After her 2005 report, Orellana continued to touch T.D. while they were in the living room; it was "always the same," with Orellana touching her under or over her underwear and putting his fingers inside her.
When T.D. was in high school and they had moved to a house in Pomona, Orellana tried to put his penis in her mouth when she was lying on her side on the couch. Orellana was sitting next to her head and got underneath her, putting his hands on her head and trying to put his penis in her mouth, but she did not let his penis go past her teeth. T.D. left without a struggle.
T.D. kept a diary while she lived in the house in Pomona, which she never intended anyone else to read. On August 4, 2009, she wrote that Orellana had disconnected her phone and she hated him because he had molested her in third grade. In an entry dated August 29, 2009, she wrote that the night before she fell asleep, and Orellana put his fingers in her vagina, sucked on her nipples, and put his penis in her mouth. She got some semen in her mouth. T.D. was mad because "that stuff shouldn't happen." In another entry dated October 19, 2009, T.D. wrote that Orellana put his fingers in her vagina and made her bleed. T.D. also wrote about drinking before she started high school and taking drugs, which she did because "it was an escape from what has been happening to [her]. Nobody would listen to [her] or hear [her], so [she] would just find it as an escape," and she took drugs "not to feel [her] mom and the cops not being there for [her]."
In December 2009, T.D. told her boyfriend A.N., or "Matt," about what had happened with Orellana. Matt told T.D.'s mother, and at her mother's insistence T.D. went to the Pomona Police Station and made a report to two policemen on July 26, 2010. She later gave her diary to a detective. Orellana moved out of the home and did not come back. He never threatened or harmed T.D. after she reported the abuse. She was scared of Orellana, however, because "[they] never had a man in [their] family. [She] was nine when he came along."

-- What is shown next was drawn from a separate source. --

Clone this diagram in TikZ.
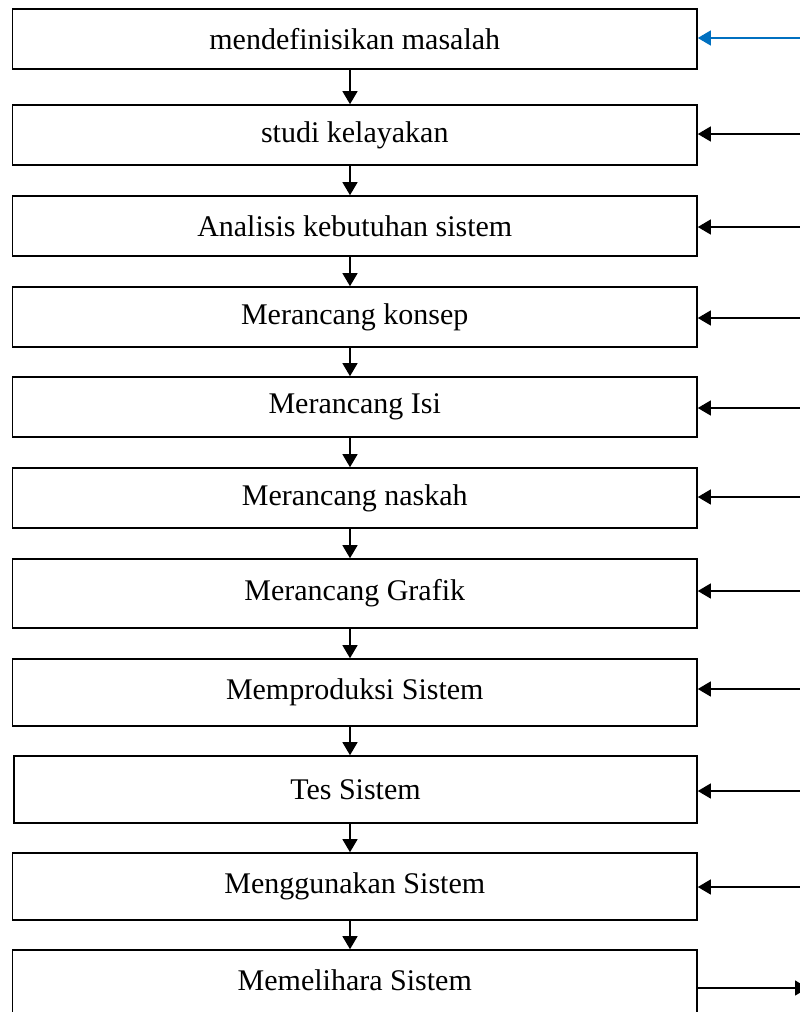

Matt testified that T.D. first told him about Orellana's behavior in text messages in December 2009. T.D. told him that Orellana would touch her breasts and vagina (to the point where once she fought back), had placed his fingers in and licked her vagina, and tried to make her suck his penis. Her stories were consistent, and she would always cry. Matt told T.D. to tell someone. In July 2010, Matt went with T.D.'s mother to pick T.D. up in a park where she was drinking with some friends, and he told T.D.'s mother what Orellana was doing to T.D. T.D.'s mother agreed to go to the police and file a report. After they picked T.D. up, they went to the West Covina Police Department, where they were redirected to the Pomona Police Department. Matt did not believe that T.D.'s mother would take them to the Pomona police, so he called his mother, who drove Matt and T.D. over to the Pomona Police Department.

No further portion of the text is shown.